Omit the pictures, please, and give each record below again exactly.
* begin *
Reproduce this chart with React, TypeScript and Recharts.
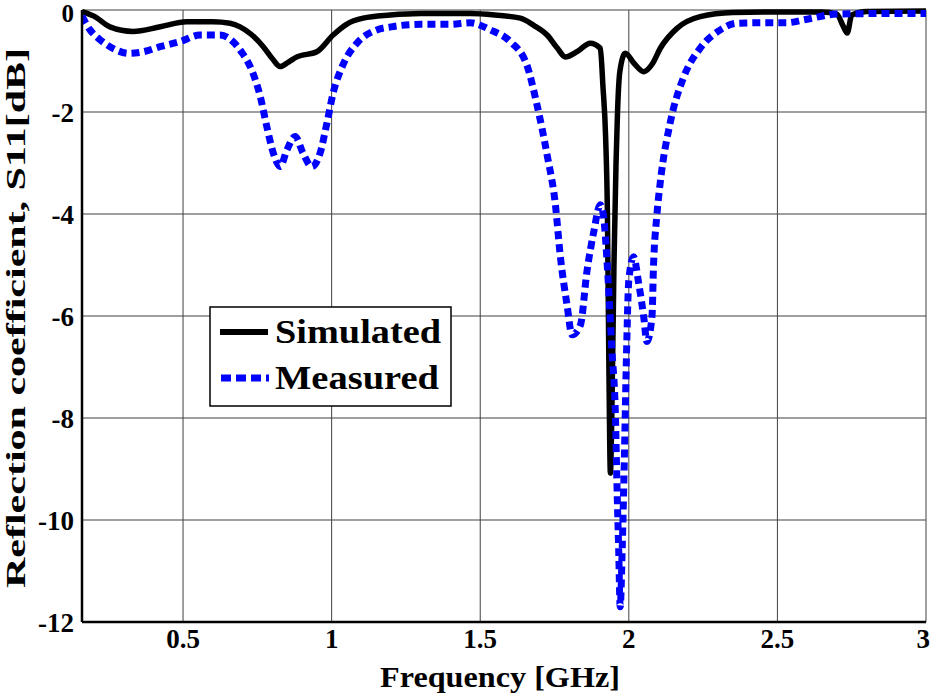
// S11 reflection coefficient: simulated vs measured
import { LineChart, Line, XAxis, YAxis, CartesianGrid, Label } from 'recharts';

const simFreq = [0.16, 0.2, 0.254, 0.332, 0.423, 0.512, 0.6, 0.658, 0.692, 0.73, 0.77, 0.8, 0.827, 0.855, 0.883, 0.95, 1.005, 1.05, 1.106, 1.197, 1.3, 1.466, 1.55, 1.635, 1.68, 1.725, 1.76, 1.786, 1.83, 1.87, 1.904, 1.913, 1.922, 1.928, 1.933, 1.938, 1.944, 1.95, 1.957, 1.962, 1.97, 1.988, 2.018, 2.05, 2.08, 2.106, 2.162, 2.24, 2.35, 2.5, 2.65, 2.7, 2.72, 2.735, 2.75, 2.8, 3.0];
const simS11 = [-0.03, -0.12, -0.33, -0.42, -0.33, -0.23, -0.23, -0.26, -0.33, -0.48, -0.72, -0.95, -1.11, -1.02, -0.92, -0.82, -0.49, -0.28, -0.16, -0.1, -0.07, -0.07, -0.1, -0.16, -0.3, -0.49, -0.75, -0.92, -0.8, -0.65, -0.75, -1.5, -2.5, -4, -7, -9.08, -7.5, -5, -3, -2, -1.2, -0.85, -1.05, -1.21, -1.05, -0.75, -0.36, -0.13, -0.05, -0.04, -0.04, -0.08, -0.3, -0.45, -0.1, -0.03, -0.02];

const measFreq = [0.16, 0.187, 0.22, 0.254, 0.32, 0.365, 0.423, 0.49, 0.557, 0.625, 0.668, 0.7, 0.726, 0.76, 0.782, 0.804, 0.827, 0.849, 0.877, 0.904, 0.933, 0.961, 0.984, 1.005, 1.04, 1.085, 1.152, 1.2, 1.3, 1.4, 1.466, 1.534, 1.601, 1.657, 1.691, 1.725, 1.753, 1.769, 1.792, 1.809, 1.837, 1.859, 1.882, 1.904, 1.915, 1.931, 1.943, 1.955, 1.96, 1.966, 1.971, 1.978, 1.985, 1.992, 2.0, 2.016, 2.033, 2.05, 2.061, 2.078, 2.083, 2.094, 2.106, 2.14, 2.183, 2.24, 2.308, 2.364, 2.45, 2.53, 2.6, 2.7, 2.85, 3.0];
const measS11 = [-0.12, -0.39, -0.58, -0.72, -0.85, -0.82, -0.72, -0.62, -0.49, -0.49, -0.62, -0.85, -1.11, -1.7, -2.29, -2.81, -3.07, -2.75, -2.48, -2.81, -3.07, -2.81, -2.22, -1.63, -1.05, -0.65, -0.39, -0.33, -0.28, -0.28, -0.25, -0.39, -0.62, -1.08, -1.86, -2.84, -3.82, -4.8, -5.78, -6.37, -6.18, -5.13, -4.35, -3.82, -4.05, -5.35, -6.67, -7.97, -9.28, -10.6, -11.7, -10.5, -8.8, -6.8, -5.3, -4.84, -5.35, -6.01, -6.5, -6.01, -5.03, -4.05, -3.37, -2.19, -1.34, -0.75, -0.39, -0.26, -0.25, -0.25, -0.18, -0.08, -0.07, -0.07];

const xTicks = [0.5, 1, 1.5, 2, 2.5, 3];
const yTicks = [0, -2, -4, -6, -8, -10, -12];

const simData = simFreq.map((f, i) => ({ f, s11: simS11[i] }));
const measData = measFreq.map((f, i) => ({ f, s11: measS11[i] }));

const FONT = '"Liberation Serif", "Times New Roman", serif';

function XTick({ x, y, payload }: any) {
  // last label sits on the right edge, keep it inside the picture
  const atEdge = x > 915;
  return (
    <text x={atEdge ? 930 : x} y={y + 26} textAnchor={atEdge ? 'end' : 'middle'} fontSize={27} fontWeight={700} fontFamily={FONT} fill="#000">
      {String(payload.value)}
    </text>
  );
}

function YTick({ x, y, payload }: any) {
  const atTop = y < 20;
  return (
    <text x={x - 8} y={atTop ? y + 12 : y + 10} textAnchor="end" fontSize={atTop ? 25 : 27} fontWeight={700} fontFamily={FONT} fill="#000">
      {String(payload.value)}
    </text>
  );
}

function LegendBox() {
  return (
    <svg width={243} height={101} style={{ position: 'absolute', left: 209, top: 306 }}>
      <rect x={1} y={1} width={241} height={99} fill="#fff" stroke="#000" strokeWidth={1.5} />
      <line x1={11} y1={26} x2={59} y2={26} stroke="#000" strokeWidth={6} />
      <text x={66} y={37} fontSize={33} fontWeight={700} fontFamily={FONT} textLength={166} lengthAdjust="spacingAndGlyphs">Simulated</text>
      <line x1={12} y1={72} x2={60} y2={72} stroke="#0000ff" strokeWidth={7} strokeDasharray="10 5" />
      <text x={66} y={83} fontSize={33} fontWeight={700} fontFamily={FONT} textLength={164} lengthAdjust="spacingAndGlyphs">Measured</text>
    </svg>
  );
}

export default function App() {
  return (
    <div style={{ position: 'absolute', left: 0, top: 0, width: 931, height: 693, background: '#fff' }}>
      <LineChart width={931} height={693} margin={{ top: 10, right: 5, bottom: 0, left: 0 }}>
        <CartesianGrid stroke="#404040" strokeWidth={1} horizontalValues={yTicks} verticalValues={xTicks} />
        <XAxis
          dataKey="f"
          type="number"
          domain={[0.16, 3]}
          ticks={xTicks}
          interval={0}
          allowDataOverflow
          height={71}
          tickLine={false}
          tickSize={0}
          tickMargin={0}
          axisLine={{ stroke: '#000', strokeWidth: 2.5 }}
          tick={<XTick />}
        >
          <Label
            content={() => (
              <text x={500} y={676} textAnchor="middle" dominantBaseline="central" fontSize={30} fontWeight={700} fontFamily={FONT} textLength={240} lengthAdjust="spacingAndGlyphs">
                Frequency [GHz]
              </text>
            )}
          />
        </XAxis>
        <YAxis
          type="number"
          domain={[-12, 0]}
          ticks={yTicks}
          interval={0}
          width={82}
          tickLine={false}
          tickSize={0}
          tickMargin={0}
          axisLine={{ stroke: '#000', strokeWidth: 2.5 }}
          tick={<YTick />}
        >
          <Label
            content={() => (
              <text x={15} y={318} transform="rotate(-90 15 318)" textAnchor="middle" dominantBaseline="central" fontSize={28} fontWeight={700} fontFamily={FONT} textLength={540} lengthAdjust="spacingAndGlyphs">
                Reflection coefficient, S11[dB]
              </text>
            )}
          />
        </YAxis>
        <Line data={simData} dataKey="s11" type="monotone" stroke="#000" strokeWidth={5.5} dot={false} isAnimationActive={false} />
        <Line data={measData} dataKey="s11" type="monotone" stroke="#0000ff" strokeWidth={7} strokeDasharray="8 5" dot={false} isAnimationActive={false} />
      </LineChart>
      <LegendBox />
    </div>
  );
}
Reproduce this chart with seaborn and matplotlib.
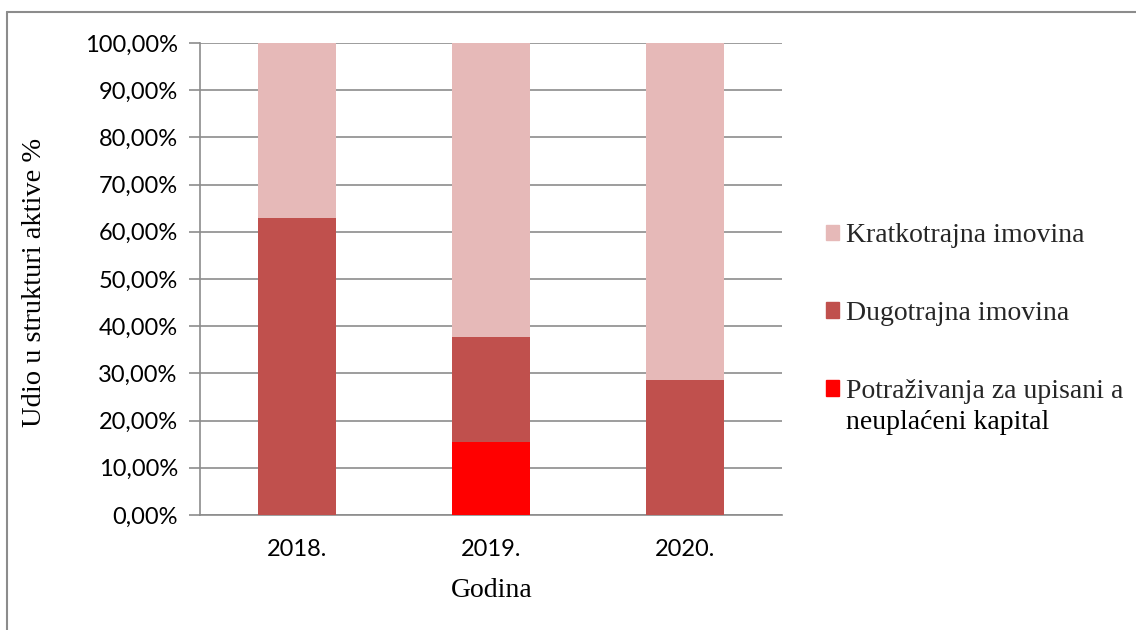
* end *
=== Response below ===
Reproduce this chart with React, TypeScript and Recharts.
// S11 reflection coefficient: simulated vs measured
import { LineChart, Line, XAxis, YAxis, CartesianGrid, Label } from 'recharts';

const simFreq = [0.16, 0.2, 0.254, 0.332, 0.423, 0.512, 0.6, 0.658, 0.692, 0.73, 0.77, 0.8, 0.827, 0.855, 0.883, 0.95, 1.005, 1.05, 1.106, 1.197, 1.3, 1.466, 1.55, 1.635, 1.68, 1.725, 1.76, 1.786, 1.83, 1.87, 1.904, 1.913, 1.922, 1.928, 1.933, 1.938, 1.944, 1.95, 1.957, 1.962, 1.97, 1.988, 2.018, 2.05, 2.08, 2.106, 2.162, 2.24, 2.35, 2.5, 2.65, 2.7, 2.72, 2.735, 2.75, 2.8, 3.0];
const simS11 = [-0.03, -0.12, -0.33, -0.42, -0.33, -0.23, -0.23, -0.26, -0.33, -0.48, -0.72, -0.95, -1.11, -1.02, -0.92, -0.82, -0.49, -0.28, -0.16, -0.1, -0.07, -0.07, -0.1, -0.16, -0.3, -0.49, -0.75, -0.92, -0.8, -0.65, -0.75, -1.5, -2.5, -4, -7, -9.08, -7.5, -5, -3, -2, -1.2, -0.85, -1.05, -1.21, -1.05, -0.75, -0.36, -0.13, -0.05, -0.04, -0.04, -0.08, -0.3, -0.45, -0.1, -0.03, -0.02];

const measFreq = [0.16, 0.187, 0.22, 0.254, 0.32, 0.365, 0.423, 0.49, 0.557, 0.625, 0.668, 0.7, 0.726, 0.76, 0.782, 0.804, 0.827, 0.849, 0.877, 0.904, 0.933, 0.961, 0.984, 1.005, 1.04, 1.085, 1.152, 1.2, 1.3, 1.4, 1.466, 1.534, 1.601, 1.657, 1.691, 1.725, 1.753, 1.769, 1.792, 1.809, 1.837, 1.859, 1.882, 1.904, 1.915, 1.931, 1.943, 1.955, 1.96, 1.966, 1.971, 1.978, 1.985, 1.992, 2.0, 2.016, 2.033, 2.05, 2.061, 2.078, 2.083, 2.094, 2.106, 2.14, 2.183, 2.24, 2.308, 2.364, 2.45, 2.53, 2.6, 2.7, 2.85, 3.0];
const measS11 = [-0.12, -0.39, -0.58, -0.72, -0.85, -0.82, -0.72, -0.62, -0.49, -0.49, -0.62, -0.85, -1.11, -1.7, -2.29, -2.81, -3.07, -2.75, -2.48, -2.81, -3.07, -2.81, -2.22, -1.63, -1.05, -0.65, -0.39, -0.33, -0.28, -0.28, -0.25, -0.39, -0.62, -1.08, -1.86, -2.84, -3.82, -4.8, -5.78, -6.37, -6.18, -5.13, -4.35, -3.82, -4.05, -5.35, -6.67, -7.97, -9.28, -10.6, -11.7, -10.5, -8.8, -6.8, -5.3, -4.84, -5.35, -6.01, -6.5, -6.01, -5.03, -4.05, -3.37, -2.19, -1.34, -0.75, -0.39, -0.26, -0.25, -0.25, -0.18, -0.08, -0.07, -0.07];

const xTicks = [0.5, 1, 1.5, 2, 2.5, 3];
const yTicks = [0, -2, -4, -6, -8, -10, -12];

const simData = simFreq.map((f, i) => ({ f, s11: simS11[i] }));
const measData = measFreq.map((f, i) => ({ f, s11: measS11[i] }));

const FONT = '"Liberation Serif", "Times New Roman", serif';

function XTick({ x, y, payload }: any) {
  // last label sits on the right edge, keep it inside the picture
  const atEdge = x > 915;
  return (
    <text x={atEdge ? 930 : x} y={y + 26} textAnchor={atEdge ? 'end' : 'middle'} fontSize={27} fontWeight={700} fontFamily={FONT} fill="#000">
      {String(payload.value)}
    </text>
  );
}

function YTick({ x, y, payload }: any) {
  const atTop = y < 20;
  return (
    <text x={x - 8} y={atTop ? y + 12 : y + 10} textAnchor="end" fontSize={atTop ? 25 : 27} fontWeight={700} fontFamily={FONT} fill="#000">
      {String(payload.value)}
    </text>
  );
}

function LegendBox() {
  return (
    <svg width={243} height={101} style={{ position: 'absolute', left: 209, top: 306 }}>
      <rect x={1} y={1} width={241} height={99} fill="#fff" stroke="#000" strokeWidth={1.5} />
      <line x1={11} y1={26} x2={59} y2={26} stroke="#000" strokeWidth={6} />
      <text x={66} y={37} fontSize={33} fontWeight={700} fontFamily={FONT} textLength={166} lengthAdjust="spacingAndGlyphs">Simulated</text>
      <line x1={12} y1={72} x2={60} y2={72} stroke="#0000ff" strokeWidth={7} strokeDasharray="10 5" />
      <text x={66} y={83} fontSize={33} fontWeight={700} fontFamily={FONT} textLength={164} lengthAdjust="spacingAndGlyphs">Measured</text>
    </svg>
  );
}

export default function App() {
  return (
    <div style={{ position: 'absolute', left: 0, top: 0, width: 931, height: 693, background: '#fff' }}>
      <LineChart width={931} height={693} margin={{ top: 10, right: 5, bottom: 0, left: 0 }}>
        <CartesianGrid stroke="#404040" strokeWidth={1} horizontalValues={yTicks} verticalValues={xTicks} />
        <XAxis
          dataKey="f"
          type="number"
          domain={[0.16, 3]}
          ticks={xTicks}
          interval={0}
          allowDataOverflow
          height={71}
          tickLine={false}
          tickSize={0}
          tickMargin={0}
          axisLine={{ stroke: '#000', strokeWidth: 2.5 }}
          tick={<XTick />}
        >
          <Label
            content={() => (
              <text x={500} y={676} textAnchor="middle" dominantBaseline="central" fontSize={30} fontWeight={700} fontFamily={FONT} textLength={240} lengthAdjust="spacingAndGlyphs">
                Frequency [GHz]
              </text>
            )}
          />
        </XAxis>
        <YAxis
          type="number"
          domain={[-12, 0]}
          ticks={yTicks}
          interval={0}
          width={82}
          tickLine={false}
          tickSize={0}
          tickMargin={0}
          axisLine={{ stroke: '#000', strokeWidth: 2.5 }}
          tick={<YTick />}
        >
          <Label
            content={() => (
              <text x={15} y={318} transform="rotate(-90 15 318)" textAnchor="middle" dominantBaseline="central" fontSize={28} fontWeight={700} fontFamily={FONT} textLength={540} lengthAdjust="spacingAndGlyphs">
                Reflection coefficient, S11[dB]
              </text>
            )}
          />
        </YAxis>
        <Line data={simData} dataKey="s11" type="monotone" stroke="#000" strokeWidth={5.5} dot={false} isAnimationActive={false} />
        <Line data={measData} dataKey="s11" type="monotone" stroke="#0000ff" strokeWidth={7} strokeDasharray="8 5" dot={false} isAnimationActive={false} />
      </LineChart>
      <LegendBox />
    </div>
  );
}
Reproduce this chart with seaborn and matplotlib.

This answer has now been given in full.